International Criminal Court elects first black president

At a time when the International Criminal Court is facing unprecedented challenges and threats, as well as accusations of an unfair bias toward the African Continent by the African Union (AU), it has elected for the first time a black president from the Federal Republic of Nigeria.

Just like every 11 March, after a period of three years, the judges of the International Criminal Court (ICC), sitting in a plenary session, elected Judge Chile Eboe-Osuji (Nigeria) as President of the Court for a three-year term with immediate effect. Judge Robert Fremr (Czech Republic) was elected First Vice-President and Judge Marc Perrin de Brichambaut (France) Second Vice-President.

Judge Chile Eboe-Osuji takes over from Judge Silvia Fernandez de Gurmendi of Argentina, who was elected three years ago as the first female president of the Court.

The election of Judge Chile Eboe-Osuji comes at a time when some African countries have been debating about leaving the Court because they think it is bias toward the African continent. The African Union even proposed a mass withdrawal from the Court in Janaury 2017, during their annual gathering. Coming from a country, which has affirmed that it will not pull out of the Court, Judge Chile Eboe-Osuji could be the right pick to mend Africa’s relationship with the ICC.

The Nigerian presidency congratulated him on its twitter handler.

Who is Justice Chile Eboe-Osuji?

Justice Chile Eboe-Osuji was born in Anara in Imo State, Nigeria, on September 2, 1962.

He obtained his bachelor of laws degree from the University of Calabar, Nigeria.

He obtained his master of laws degree from McGill University in Montreal, Canada, and doctor of laws degree from the University of Amsterdam, the Netherlands.

He was called to the Nigerian Bar in 1986 and practised briefly there.

After achieving his Master’s degree from McGill in 1991, he worked as a barrister in Canada. From 1997 to 2005.

During his stay in Canada he worked as a barrister and law lecturer.

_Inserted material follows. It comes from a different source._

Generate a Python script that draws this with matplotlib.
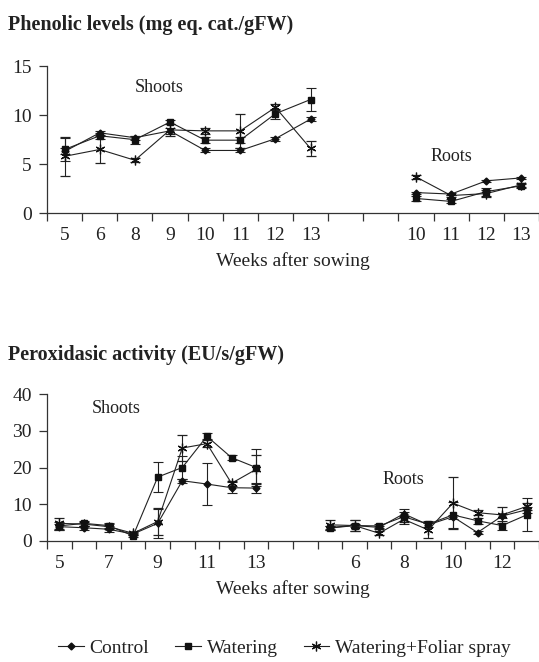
import matplotlib
matplotlib.use("Agg")
import matplotlib.pyplot as plt
from matplotlib.lines import Line2D
import numpy as np

plt.rcParams["font.family"] = ["Liberation Serif", "DejaVu Serif"]

# ---- Phenolic levels (top) ----
phen_labels = ["5", "6", "8", "9", "10", "11", "12", "13", "", "", "10", "11", "12", "13"]
phen_shoot_idx = [0, 1, 2, 3, 4, 5, 6, 7]
phen_root_idx = [10, 11, 12, 13]

phen_control_shoot = [6.3, 8.2, 7.7, 8.4, 6.4, 6.4, 7.6, 9.6]
phen_control_shoot_err = [0.3, 0.2, 0.2, 0.3, 0.2, 0.2, 0.2, 0.2]
phen_water_shoot = [6.5, 7.9, 7.5, 9.3, 7.45, 7.45, 10.15, 11.6]
phen_water_shoot_err = [1.2, 0.3, 0.4, 0.2, 0.3, 0.3, 0.5, 1.2]
phen_spray_shoot = [5.8, 6.5, 5.4, 8.5, 8.4, 8.4, 10.8, 6.6]
phen_spray_shoot_err = [2.0, 1.4, 0.2, 0.6, 0.3, 1.7, 0.3, 0.8]

phen_control_root = [2.1, 1.95, 3.3, 3.6]
phen_control_root_err = [0.1, 0.1, 0.1, 0.1]
phen_water_root = [1.5, 1.2, 2.2, 2.8]
phen_water_root_err = [0.3, 0.2, 0.4, 0.2]
phen_spray_root = [3.7, 1.8, 2.0, 2.9]
phen_spray_root_err = [0.2, 0.1, 0.4, 0.2]

# ---- Peroxidasic activity (bottom) ----
perox_labels = ["5", "", "7", "", "9", "", "11", "", "13", "", "",
                "", "6", "", "8", "", "10", "", "12", ""]
perox_shoot_idx = [0, 1, 2, 3, 4, 5, 6, 7, 8]
perox_root_idx = [11, 12, 13, 14, 15, 16, 17, 18, 19]

perox_control_shoot = [3.9, 3.6, 3.2, 1.9, 4.8, 16.4, 15.5, 14.5, 14.4]
perox_control_shoot_err = [0.8, 0.6, 0.8, 0.4, 4.0, 0.5, 5.6, 1.5, 1.3]
perox_water_shoot = [4.1, 4.8, 4.2, 1.4, 17.4, 20.0, 28.5, 22.7, 20.0]
perox_water_shoot_err = [1.0, 0.6, 0.6, 0.4, 4.0, 3.0, 0.8, 0.6, 5.0]
perox_spray_shoot = [4.8, 4.6, 3.9, 2.1, 5.3, 25.3, 26.5, 15.7, 19.5]
perox_spray_shoot_err = [1.5, 0.6, 0.6, 0.4, 3.7, 3.6, 1.0, 0.6, 4.0]

perox_control_root = [3.7, 4.2, 3.7, 7.4, 4.4, 6.6, 2.3, 6.8, 8.5]
perox_control_root_err = [0.5, 0.5, 0.5, 0.6, 0.6, 0.6, 0.3, 0.6, 0.8]
perox_water_root = [3.5, 4.2, 4.1, 6.6, 4.6, 7.1, 5.5, 4.2, 7.1]
perox_water_root_err = [0.6, 1.5, 0.6, 2.0, 0.8, 3.5, 0.8, 1.2, 4.5]
perox_spray_root = [4.4, 4.2, 2.1, 5.9, 3.0, 10.3, 7.7, 7.1, 9.4]
perox_spray_root_err = [1.4, 1.5, 0.5, 0.6, 2.3, 7.0, 0.6, 2.2, 1.0]

series_names = ["Control", "Watering", "Watering+Foliar spray"]
series_style = {
    "Control": dict(marker="D", markersize=3.5),
    "Watering": dict(marker="s", markersize=5),
    "Watering+Foliar spray": dict(marker=(6, 2, 0), markersize=7, markeredgewidth=0.9),
}
ink = "#222222"


def draw_series(ax, idx, values, errs, name):
    ax.errorbar(
        idx, values, yerr=errs,
        color=ink, linewidth=0.8, elinewidth=0.8,
        capsize=3.5, capthick=0.8,
        markerfacecolor="#111111", markeredgecolor="#111111",
        **series_style[name],
    )


def style_axes(ax, labels, ymax, ystep):
    n = len(labels)
    ax.set_xlim(-0.5, n - 0.5)
    ax.set_ylim(0, ymax)
    ax.set_yticks(np.arange(0, ymax + 0.1, ystep))
    # category boundaries as ticks, labels in between
    ax.set_xticks(np.arange(-0.5, n, 1.0))
    ax.set_xticklabels([])
    ax.set_xticks(np.arange(n), minor=True)
    ax.set_xticklabels(labels, minor=True)
    ax.tick_params(axis="x", which="major", direction="out", length=6, width=0.9,
                   color="#333333")
    ax.tick_params(axis="x", which="minor", length=0, pad=10, labelsize=14,
                   labelcolor=ink)
    ax.tick_params(axis="y", direction="out", length=6, width=0.9, pad=5,
                   labelsize=14, color="#333333", labelcolor=ink)
    for side in ["top", "right"]:
        ax.spines[side].set_visible(False)
    for side in ["left", "bottom"]:
        ax.spines[side].set_color("#333333")
        ax.spines[side].set_linewidth(0.9)
    ax.set_xlabel("Weeks after sowing", fontsize=14, color=ink, labelpad=6)
    ax.patch.set_alpha(0)


fig = plt.figure(figsize=(5.39, 6.62), dpi=100, facecolor="white")
ax1 = fig.add_axes([0.0872, 0.678, 0.9128, 0.222])
ax2 = fig.add_axes([0.0872, 0.1828, 0.9128, 0.222])

# top chart
for name, vals, errs in zip(series_names,
                            [phen_control_shoot, phen_water_shoot, phen_spray_shoot],
                            [phen_control_shoot_err, phen_water_shoot_err, phen_spray_shoot_err]):
    draw_series(ax1, phen_shoot_idx, vals, errs, name)
for name, vals, errs in zip(series_names,
                            [phen_control_root, phen_water_root, phen_spray_root],
                            [phen_control_root_err, phen_water_root_err, phen_spray_root_err]):
    draw_series(ax1, phen_root_idx, vals, errs, name)
style_axes(ax1, phen_labels, 15, 5)
ax1.text(2.7, 12.8, "Shoots", fontsize=13, color=ink, ha="center", va="center")
ax1.text(11.0, 5.8, "Roots", fontsize=13, color=ink, ha="center", va="center")

# bottom chart
for name, vals, errs in zip(series_names,
                            [perox_control_shoot, perox_water_shoot, perox_spray_shoot],
                            [perox_control_shoot_err, perox_water_shoot_err, perox_spray_shoot_err]):
    draw_series(ax2, perox_shoot_idx, vals, errs, name)
for name, vals, errs in zip(series_names,
                            [perox_control_root, perox_water_root, perox_spray_root],
                            [perox_control_root_err, perox_water_root_err, perox_spray_root_err]):
    draw_series(ax2, perox_root_idx, vals, errs, name)
style_axes(ax2, perox_labels, 40, 10)
ax2.text(2.3, 36, "Shoots", fontsize=13, color=ink, ha="center", va="center")
ax2.text(14.0, 16.8, "Roots", fontsize=13, color=ink, ha="center", va="center")

fig.text(0.015, 1 - 25 / 662, "Phenolic levels (mg eq. cat./gFW)", fontsize=14.5,
         fontweight="bold", color=ink, ha="left", va="center")
fig.text(0.015, 1 - 355 / 662, "Peroxidasic activity (EU/s/gFW)", fontsize=14.5,
         fontweight="bold", color=ink, ha="left", va="center")

# legend: plain line + marker, no error bars
handles = [Line2D([], [], color=ink, linewidth=0.8,
                  markerfacecolor="#111111", markeredgecolor="#111111",
                  **series_style[name]) for name in series_names]
fig.legend(handles, series_names, loc="center", bbox_to_anchor=(0.528, 1 - 648 / 662),
           ncol=3, frameon=False, fontsize=14, handlelength=1.3,
           handletextpad=0.3, columnspacing=1.35, labelcolor=ink)

fig.savefig("out.png", dpi=100, facecolor="white")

Judge Eboe-Osuji worked at the International Criminal Tribunal for Rwanda as prosecution counsel and senior legal officer to the judges of the tribunal. From 2005 to 2007.

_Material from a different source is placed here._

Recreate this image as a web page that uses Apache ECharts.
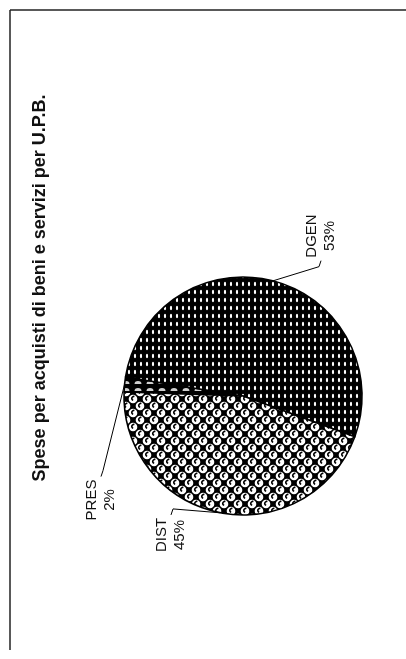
<!DOCTYPE html>
<html>
<head>
<meta charset="utf-8">
<script src="https://cdn.jsdelivr.net/npm/echarts@6/dist/echarts.min.js"></script>
<style>
  html, body { margin: 0; padding: 0; background: #ffffff; }
  #chart { width: 406px; height: 659px; }
</style>
</head>
<body>
<div id="chart"></div>
<script>
// Expenditure on goods and services, split by budget unit (U.P.B.)
const titleText = 'Spese per acquisti di beni e servizi per U.P.B.';
const categories = ['PRES', 'DGEN', 'DIST'];
const shares = [2, 53, 45];

// Where each two-line label block sits (centre of the block, page pixels)
const labelSpots = {
  PRES: { x: 101, y: 500 },
  DGEN: { x: 321, y: 236 },
  DIST: { x: 171, y: 535 }
};

// Hatch-style fills built on small canvases
function makeTile(w, h, draw) {
  const c = document.createElement('canvas');
  c.width = w; c.height = h;
  draw(c.getContext('2d'), w, h);
  return c;
}

// fine white dashes on black
const dotTile = makeTile(6, 8, (ctx, w, h) => {
  ctx.fillStyle = '#000';
  ctx.fillRect(0, 0, w, h);
  ctx.fillStyle = '#fff';
  ctx.beginPath();
  ctx.ellipse(3, 4, 1.1, 2.2, 0, 0, Math.PI * 2);
  ctx.fill();
});

// white rings on a black lattice
const weaveTile = makeTile(14, 14, (ctx, w, h) => {
  ctx.fillStyle = '#000';
  ctx.fillRect(0, 0, w, h);
  const spots = [[0, 0], [w, 0], [0, h], [w, h], [w / 2, h / 2]];
  spots.forEach(([cx, cy]) => {
    ctx.fillStyle = '#fff';
    ctx.beginPath();
    ctx.arc(cx, cy, 4.3, 0, Math.PI * 2);
    ctx.fill();
    ctx.strokeStyle = '#000';
    ctx.lineWidth = 1.6;
    ctx.beginPath();
    ctx.arc(cx + 0.8, cy - 0.6, 2, 0.6 * Math.PI, 1.6 * Math.PI);
    ctx.stroke();
  });
});

// pale humps on black
const humpTile = makeTile(12, 7, (ctx, w, h) => {
  ctx.fillStyle = '#000';
  ctx.fillRect(0, 0, w, h);
  ctx.fillStyle = '#cfcfcf';
  ctx.beginPath();
  ctx.ellipse(6, 6, 3.5, 3, 0, Math.PI, 2 * Math.PI);
  ctx.fill();
});

const fills = {
  PRES: { image: humpTile, repeat: 'repeat' },
  DGEN: { image: dotTile, repeat: 'repeat' },
  DIST: { image: weaveTile, repeat: 'repeat' }
};

const chart = echarts.init(document.getElementById('chart'), null, { renderer: 'canvas' });

chart.setOption({
  backgroundColor: '#ffffff',
  animation: false,
  graphic: [
    {
      type: 'line',
      shape: { x1: 10, y1: 10, x2: 10, y2: 650 },
      style: { stroke: '#222', lineWidth: 1.5 }
    },
    {
      type: 'line',
      shape: { x1: 10, y1: 10, x2: 406, y2: 10 },
      style: { stroke: '#222', lineWidth: 1.5 }
    },
    {
      type: 'text',
      x: 40,
      y: 288,
      rotation: Math.PI / 2,
      style: {
        text: titleText,
        font: 'bold 18px "Liberation Sans", Arial, sans-serif',
        fill: '#111',
        align: 'center',
        verticalAlign: 'middle',
        textAlign: 'center',
        textVerticalAlign: 'middle'
      }
    }
  ],
  series: [
    {
      type: 'pie',
      center: [243, 396],
      radius: 119,
      startAngle: 178,
      clockwise: true,
      avoidLabelOverlap: false,
      silent: true,
      data: categories.map((name, i) => ({
        name: name,
        value: shares[i],
        itemStyle: { color: fills[name] }
      })),
      itemStyle: { borderColor: '#000', borderWidth: 1.6 },
      label: {
        show: true,
        position: 'outside',
        rotate: 90,
        formatter: p => p.name + '\n' + p.value + '%',
        color: '#111',
        fontFamily: '"Liberation Sans", Arial, sans-serif',
        fontSize: 15,
        lineHeight: 18,
        align: 'center'
      },
      labelLine: {
        show: true,
        length: 10,
        length2: 6,
        lineStyle: { color: '#000', width: 1 }
      },
      labelLayout: function (params) {
        const name = categories[params.dataIndex];
        const spot = labelSpots[name];
        const half = params.labelRect.height / 2;
        const start = params.labelLinePoints ? params.labelLinePoints[0] : [spot.x, spot.y];
        let end, elbow;
        if (name === 'DGEN') {
          end = [spot.x, spot.y + half + 3];
          elbow = [spot.x - 2, end[1] + 6];
        } else {
          end = [spot.x, spot.y - half - 3];
          elbow = [spot.x + 2, end[1] - 6];
        }
        return {
          x: spot.x,
          y: spot.y,
          align: 'center',
          verticalAlign: 'middle',
          labelLinePoints: [start, elbow, end]
        };
      }
    }
  ]
});
</script>
</body>
</html>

Working for the Special Court for Sierra Leone as senior prosecution appeals counsel in 2007/08 and returning to the ICTR from 2008 to 2010 as Head of Chambers, he became the Legal Advisor to the United Nations High Commissioner for Human Rights in 2010.

He has authored two books and numerous law journal articles in international law.

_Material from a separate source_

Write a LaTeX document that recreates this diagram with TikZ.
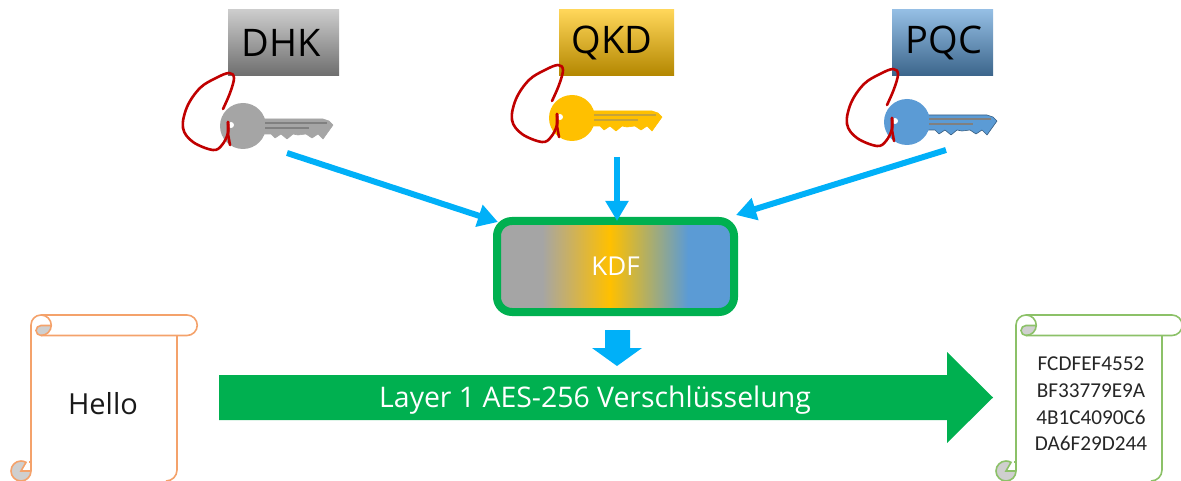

On 16 December 2011, he was elected as a judge of the International Criminal Court. He won the office in the fifteenth ballot in the Assembly of States Parties with 102 votes.

The Nigerian born judge in 2014 recused himself as a member of the bench that tried the case involving Kenyan President Uhuru Kenyatta who was standing trial with his vice William Ruto for crimes against humanity following the Kenya’s post-election violence in 2007.